Pentagon Releases New Batch of Classified UFO Sighting Files
The Pentagon just dropped its second batch of declassified UFO files — and this one's harder to brush off than the first.
The release includes 64 files total, and the headliner is a 2025 first-hand account from an intelligence officer about an experience that left him "virtually speechless." If you've been vaguely curious about the whole UFO conversation but never had a reason to pay close attention, this is a good moment to start.
What's actually in these files?
The latest batch includes six PDF files, seven audio files, and 51 video files. The videos show footage of UAPs — unidentified anomalous phenomena, the government's preferred term — captured from military aircraft, each clip accompanied by a detailed description.
The standout item is the written account from a currently serving "senior intelligence officer" who detailed his experience investigating UFO sightings in late 2025 onboard a military helicopter. The officer wrote that he and the crew had "a series of close UAP encounters lasting over an hour" as they investigated previous sightings. The officer says he was sent to investigate "loud thuds heard in the mountains" in an area where UFOs had been spotted days earlier. What he described seeing was striking: two large orbs that "flared up" near the helicopter, described as "oval-shaped, orange with a white or yellow center, and emitting light in all directions."
Then there's the Lake Huron video. One of the most striking clips appears to show the moment a U.S. fighter jet shot down an unidentified object over Lake Huron in February 2023. The video shows a missile streaking toward a blurry target until it disappears. Worth noting: later reports cited in official summaries have suggested the object may have been a balloon flown by a hobbyist group rather than something otherworldly.
The files also go way back. A 116-page document details strange sightings and investigations in Sandia, New Mexico, between 1948 and 1950, including 209 sightings of "green orbs," "discs," and "fireballs" reported near a military base. The documents also include historical accounts of UFO sightings, a report on Soviet intelligence activities, and Department of Energy files about UFO reports — including one from PANTEX, a key nuclear weapons facility.

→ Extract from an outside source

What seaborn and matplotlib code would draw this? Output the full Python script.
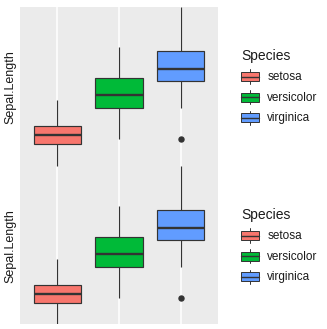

And for the space history fans: the new batch includes audio of the Apollo 12 astronauts, who landed on the moon in 1969, describing "streaks of lights" they saw in the dark while trying to sleep. NASA eventually determined the unexplained phenomena was "internal to the astronauts' vision rather than external light sources."
Why is this happening now?
The files, which President Trump ordered to be made public via executive order earlier this year, can be viewed on the Pentagon's UFO website. This release comes two weeks after the Pentagon uploaded its first group of documents, photos, and videos — which included declassified pages from the FBI's UFO case files, reports from military pilots, diplomatic cables, and photos from NASA missions. More is coming: the Pentagon and other agencies are "actively working" on another release, to be announced "in the near future."
The big caveat you need to know
Before you go full Area 51 on this: the Pentagon concedes that "many of these materials lack a substantiated chain-of-custody," meaning officials can't rule out that some material was altered or mislabeled at some point. And the Pentagon's All-domain Anomaly Resolution Office has reiterated that it has no evidence pointing to an extraterrestrial origin for any of the objects observed in the videos or described in the written accounts.
So no, the government is not confirming aliens. But they are confirming that a lot of weird, unexplained stuff has been seen by credible people — military pilots, intelligence officers, astronauts — and that the files recording those encounters are now yours to review.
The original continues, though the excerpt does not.